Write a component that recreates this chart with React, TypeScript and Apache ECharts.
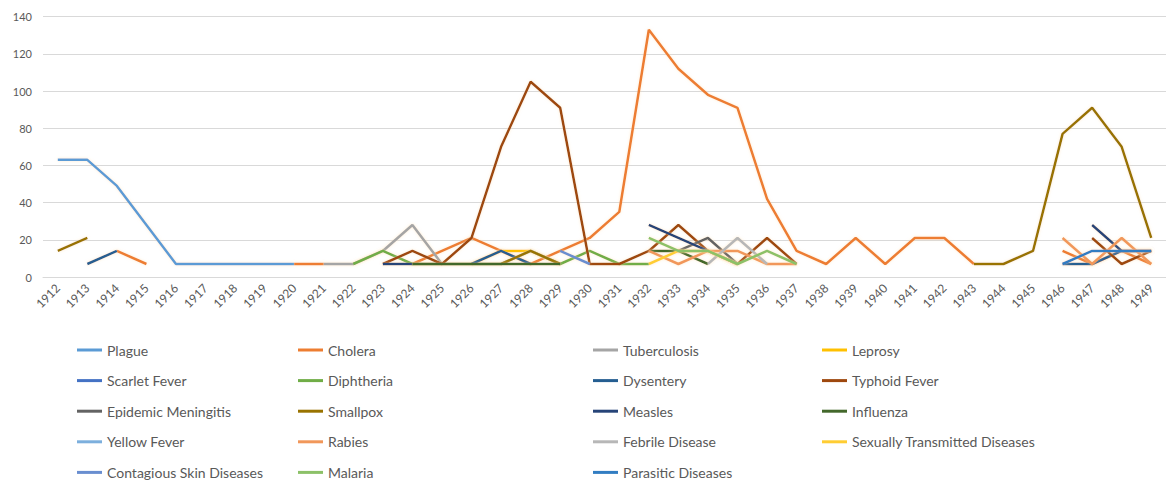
import React, { useEffect, useRef } from "react";
import * as echarts from "echarts";

const years = [
  "1912","1913","1914","1915","1916","1917","1918","1919","1920","1921",
  "1922","1923","1924","1925","1926","1927","1928","1929","1930","1931",
  "1932","1933","1934","1935","1936","1937","1938","1939","1940","1941",
  "1942","1943","1944","1945","1946","1947","1948","1949",
];

const yTicks = [0, 20, 40, 60, 80, 100, 120, 140];

type P = [number, number];

const plague: P[] = [[1912,63],[1913,63],[1914,49],[1915,28],[1916,7],[1917,7],[1918,7],[1919,7],[1920,7]];
const cholera: P[] = [[1914,14],[1915,7],[1920,7],[1921,7],[1924,7],[1925,14],[1926,21],[1927,14],[1928,7],[1929,14],[1930,21],[1931,35],[1932,133],[1933,112],[1934,98],[1935,91],[1936,42],[1937,14],[1938,7],[1939,21],[1940,7],[1941,21],[1942,21],[1943,7],[1946,14],[1947,7],[1948,14],[1949,7]];
const tuberculosis: P[] = [[1921,7],[1922,7],[1923,14],[1924,28],[1925,7]];
const leprosy: P[] = [[1926,7],[1927,14],[1928,14],[1929,7]];
const scarletFever: P[] = [[1923,7],[1924,7],[1925,7]];
const diphtheria: P[] = [[1922,7],[1923,14],[1924,7],[1925,7],[1926,7],[1927,7],[1928,14],[1929,7],[1930,14],[1931,7],[1932,7]];
const dysentery: P[] = [[1913,7],[1914,14],[1926,7],[1927,14],[1928,7],[1946,7],[1947,7],[1948,14]];
const typhoid: P[] = [[1923,7],[1924,14],[1925,7],[1926,21],[1927,70],[1928,105],[1929,91],[1930,7],[1931,7],[1932,14],[1933,28],[1934,14],[1935,7],[1936,21],[1937,7],[1947,21],[1948,7],[1949,14]];
const meningitis: P[] = [[1933,14],[1934,21],[1935,7],[1948,14],[1949,14]];
const smallpox: P[] = [[1912,14],[1913,21],[1927,7],[1928,14],[1929,7],[1943,7],[1944,7],[1945,14],[1946,77],[1947,91],[1948,70],[1949,21]];
const measles: P[] = [[1923,7],[1924,7],[1932,28],[1933,21],[1934,14],[1935,7],[1947,28],[1948,14],[1949,14]];
const influenza: P[] = [[1924,7],[1925,7],[1926,7],[1927,7],[1928,7],[1929,7],[1932,14],[1933,14],[1934,7]];
const yellowFever: P[] = [[1924,7],[1925,7],[1930,7],[1931,7]];
const rabies: P[] = [[1932,14],[1933,7],[1934,14],[1935,14],[1936,7],[1937,7],[1946,21],[1947,7],[1948,21],[1949,7]];
const febrile: P[] = [[1934,7],[1935,21],[1936,7]];
const std: P[] = [[1932,7],[1933,14],[1934,14],[1935,7]];
const skin: P[] = [[1929,14],[1930,7]];
const malaria: P[] = [[1932,21],[1933,14],[1934,14],[1935,7],[1936,14],[1937,7]];
const parasitic: P[] = [[1946,7],[1947,14],[1948,14],[1949,14]];

const seriesDefs: [string, P[], string][] = [
  ["Plague", plague, "#5B9BD5"],
  ["Cholera", cholera, "#ED7D31"],
  ["Tuberculosis", tuberculosis, "#A5A5A5"],
  ["Leprosy", leprosy, "#FFC000"],
  ["Scarlet Fever", scarletFever, "#4472C4"],
  ["Diphtheria", diphtheria, "#70AD47"],
  ["Dysentery", dysentery, "#255E91"],
  ["Typhoid Fever", typhoid, "#9E480E"],
  ["Epidemic Meningitis", meningitis, "#636363"],
  ["Smallpox", smallpox, "#997300"],
  ["Measles", measles, "#264478"],
  ["Influenza", influenza, "#43682B"],
  ["Yellow Fever", yellowFever, "#7CAFDD"],
  ["Rabies", rabies, "#F1975A"],
  ["Febrile Disease", febrile, "#B7B7B7"],
  ["Sexually Transmitted Diseases", std, "#FFCD33"],
  ["Contagious Skin Diseases", skin, "#698ED0"],
  ["Malaria", malaria, "#8CC168"],
  ["Parasitic Diseases", parasitic, "#327DC2"],
];

const legendColumns: [number, string[]][] = [
  [77, ["Plague", "Scarlet Fever", "Epidemic Meningitis", "Yellow Fever", "Contagious Skin Diseases"]],
  [298, ["Cholera", "Diphtheria", "Smallpox", "Rabies", "Malaria"]],
  [593, ["Tuberculosis", "Dysentery", "Measles", "Febrile Disease", "Parasitic Diseases"]],
  [822, ["Leprosy", "Typhoid Fever", "Influenza", "Sexually Transmitted Diseases"]],
];

const toData = (pairs: P[]) =>
  years.map((y) => {
    const f = pairs.find((p) => String(p[0]) === y);
    return f ? f[1] : null;
  });

export default function App() {
  const ref = useRef<HTMLDivElement>(null);
  useEffect(() => {
    if (!ref.current) return;
    const chart = echarts.init(ref.current, undefined, { renderer: "svg" });
    const font = "Lato, 'Open Sans', sans-serif";
    chart.setOption({
      animation: false,
      backgroundColor: "#ffffff",
      grid: { left: 43, right: 0, top: 16.7, bottom: 205, containLabel: false },
      xAxis: {
        type: "category",
        data: years,
        boundaryGap: true,
        axisLine: { show: true, lineStyle: { color: "#D9D9D9", width: 1 } },
        axisTick: { show: false },
        axisLabel: { rotate: 45, color: "#595959", fontSize: 12, fontFamily: font, margin: 9, interval: 0 },
        splitLine: { show: false },
      },
      yAxis: {
        type: "value",
        min: yTicks[0],
        max: yTicks[yTicks.length - 1],
        interval: 20,
        axisLine: { show: false },
        axisTick: { show: false },
        axisLabel: { color: "#595959", fontSize: 11, fontFamily: font, margin: 11 },
        splitLine: { lineStyle: { color: "#D9D9D9", width: 1 } },
      },
      legend: legendColumns.map(([left, names]) => ({
        orient: "vertical",
        left,
        top: 343,
        height: 160,
        padding: 0,
        data: names,
        icon: "rect",
        itemWidth: 25,
        itemHeight: 3,
        itemGap: 16.6,
        textStyle: { color: "#595959", fontSize: 14, fontFamily: font, lineHeight: 14 },
        selectedMode: false,
      })),
      series: seriesDefs.map(([name, pairs, color]) => ({
        name,
        type: "line",
        data: toData(pairs),
        symbol: "none",
        connectNulls: false,
        color,
        lineStyle: { color, width: 2.5, shadowColor: "rgba(255,220,170,0.55)", shadowBlur: 3 },
      })),
    });
    return () => chart.dispose();
  }, []);
  return (
    <div
      ref={ref}
      style={{ position: "absolute", left: 0, top: 0, width: 1166, height: 482 }}
    />
  );
}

==============================

> [GIVEN PROBLEM]
Drop the images and repeat the data exactly.

> [ANSWER TO THIS TASK]
Write a component that recreates this chart with React, TypeScript and Apache ECharts.
import React, { useEffect, useRef } from "react";
import * as echarts from "echarts";

const years = [
  "1912","1913","1914","1915","1916","1917","1918","1919","1920","1921",
  "1922","1923","1924","1925","1926","1927","1928","1929","1930","1931",
  "1932","1933","1934","1935","1936","1937","1938","1939","1940","1941",
  "1942","1943","1944","1945","1946","1947","1948","1949",
];

const yTicks = [0, 20, 40, 60, 80, 100, 120, 140];

type P = [number, number];

const plague: P[] = [[1912,63],[1913,63],[1914,49],[1915,28],[1916,7],[1917,7],[1918,7],[1919,7],[1920,7]];
const cholera: P[] = [[1914,14],[1915,7],[1920,7],[1921,7],[1924,7],[1925,14],[1926,21],[1927,14],[1928,7],[1929,14],[1930,21],[1931,35],[1932,133],[1933,112],[1934,98],[1935,91],[1936,42],[1937,14],[1938,7],[1939,21],[1940,7],[1941,21],[1942,21],[1943,7],[1946,14],[1947,7],[1948,14],[1949,7]];
const tuberculosis: P[] = [[1921,7],[1922,7],[1923,14],[1924,28],[1925,7]];
const leprosy: P[] = [[1926,7],[1927,14],[1928,14],[1929,7]];
const scarletFever: P[] = [[1923,7],[1924,7],[1925,7]];
const diphtheria: P[] = [[1922,7],[1923,14],[1924,7],[1925,7],[1926,7],[1927,7],[1928,14],[1929,7],[1930,14],[1931,7],[1932,7]];
const dysentery: P[] = [[1913,7],[1914,14],[1926,7],[1927,14],[1928,7],[1946,7],[1947,7],[1948,14]];
const typhoid: P[] = [[1923,7],[1924,14],[1925,7],[1926,21],[1927,70],[1928,105],[1929,91],[1930,7],[1931,7],[1932,14],[1933,28],[1934,14],[1935,7],[1936,21],[1937,7],[1947,21],[1948,7],[1949,14]];
const meningitis: P[] = [[1933,14],[1934,21],[1935,7],[1948,14],[1949,14]];
const smallpox: P[] = [[1912,14],[1913,21],[1927,7],[1928,14],[1929,7],[1943,7],[1944,7],[1945,14],[1946,77],[1947,91],[1948,70],[1949,21]];
const measles: P[] = [[1923,7],[1924,7],[1932,28],[1933,21],[1934,14],[1935,7],[1947,28],[1948,14],[1949,14]];
const influenza: P[] = [[1924,7],[1925,7],[1926,7],[1927,7],[1928,7],[1929,7],[1932,14],[1933,14],[1934,7]];
const yellowFever: P[] = [[1924,7],[1925,7],[1930,7],[1931,7]];
const rabies: P[] = [[1932,14],[1933,7],[1934,14],[1935,14],[1936,7],[1937,7],[1946,21],[1947,7],[1948,21],[1949,7]];
const febrile: P[] = [[1934,7],[1935,21],[1936,7]];
const std: P[] = [[1932,7],[1933,14],[1934,14],[1935,7]];
const skin: P[] = [[1929,14],[1930,7]];
const malaria: P[] = [[1932,21],[1933,14],[1934,14],[1935,7],[1936,14],[1937,7]];
const parasitic: P[] = [[1946,7],[1947,14],[1948,14],[1949,14]];

const seriesDefs: [string, P[], string][] = [
  ["Plague", plague, "#5B9BD5"],
  ["Cholera", cholera, "#ED7D31"],
  ["Tuberculosis", tuberculosis, "#A5A5A5"],
  ["Leprosy", leprosy, "#FFC000"],
  ["Scarlet Fever", scarletFever, "#4472C4"],
  ["Diphtheria", diphtheria, "#70AD47"],
  ["Dysentery", dysentery, "#255E91"],
  ["Typhoid Fever", typhoid, "#9E480E"],
  ["Epidemic Meningitis", meningitis, "#636363"],
  ["Smallpox", smallpox, "#997300"],
  ["Measles", measles, "#264478"],
  ["Influenza", influenza, "#43682B"],
  ["Yellow Fever", yellowFever, "#7CAFDD"],
  ["Rabies", rabies, "#F1975A"],
  ["Febrile Disease", febrile, "#B7B7B7"],
  ["Sexually Transmitted Diseases", std, "#FFCD33"],
  ["Contagious Skin Diseases", skin, "#698ED0"],
  ["Malaria", malaria, "#8CC168"],
  ["Parasitic Diseases", parasitic, "#327DC2"],
];

const legendColumns: [number, string[]][] = [
  [77, ["Plague", "Scarlet Fever", "Epidemic Meningitis", "Yellow Fever", "Contagious Skin Diseases"]],
  [298, ["Cholera", "Diphtheria", "Smallpox", "Rabies", "Malaria"]],
  [593, ["Tuberculosis", "Dysentery", "Measles", "Febrile Disease", "Parasitic Diseases"]],
  [822, ["Leprosy", "Typhoid Fever", "Influenza", "Sexually Transmitted Diseases"]],
];

const toData = (pairs: P[]) =>
  years.map((y) => {
    const f = pairs.find((p) => String(p[0]) === y);
    return f ? f[1] : null;
  });

export default function App() {
  const ref = useRef<HTMLDivElement>(null);
  useEffect(() => {
    if (!ref.current) return;
    const chart = echarts.init(ref.current, undefined, { renderer: "svg" });
    const font = "Lato, 'Open Sans', sans-serif";
    chart.setOption({
      animation: false,
      backgroundColor: "#ffffff",
      grid: { left: 43, right: 0, top: 16.7, bottom: 205, containLabel: false },
      xAxis: {
        type: "category",
        data: years,
        boundaryGap: true,
        axisLine: { show: true, lineStyle: { color: "#D9D9D9", width: 1 } },
        axisTick: { show: false },
        axisLabel: { rotate: 45, color: "#595959", fontSize: 12, fontFamily: font, margin: 9, interval: 0 },
        splitLine: { show: false },
      },
      yAxis: {
        type: "value",
        min: yTicks[0],
        max: yTicks[yTicks.length - 1],
        interval: 20,
        axisLine: { show: false },
        axisTick: { show: false },
        axisLabel: { color: "#595959", fontSize: 11, fontFamily: font, margin: 11 },
        splitLine: { lineStyle: { color: "#D9D9D9", width: 1 } },
      },
      legend: legendColumns.map(([left, names]) => ({
        orient: "vertical",
        left,
        top: 343,
        height: 160,
        padding: 0,
        data: names,
        icon: "rect",
        itemWidth: 25,
        itemHeight: 3,
        itemGap: 16.6,
        textStyle: { color: "#595959", fontSize: 14, fontFamily: font, lineHeight: 14 },
        selectedMode: false,
      })),
      series: seriesDefs.map(([name, pairs, color]) => ({
        name,
        type: "line",
        data: toData(pairs),
        symbol: "none",
        connectNulls: false,
        color,
        lineStyle: { color, width: 2.5, shadowColor: "rgba(255,220,170,0.55)", shadowBlur: 3 },
      })),
    });
    return () => chart.dispose();
  }, []);
  return (
    <div
      ref={ref}
      style={{ position: "absolute", left: 0, top: 0, width: 1166, height: 482 }}
    />
  );
}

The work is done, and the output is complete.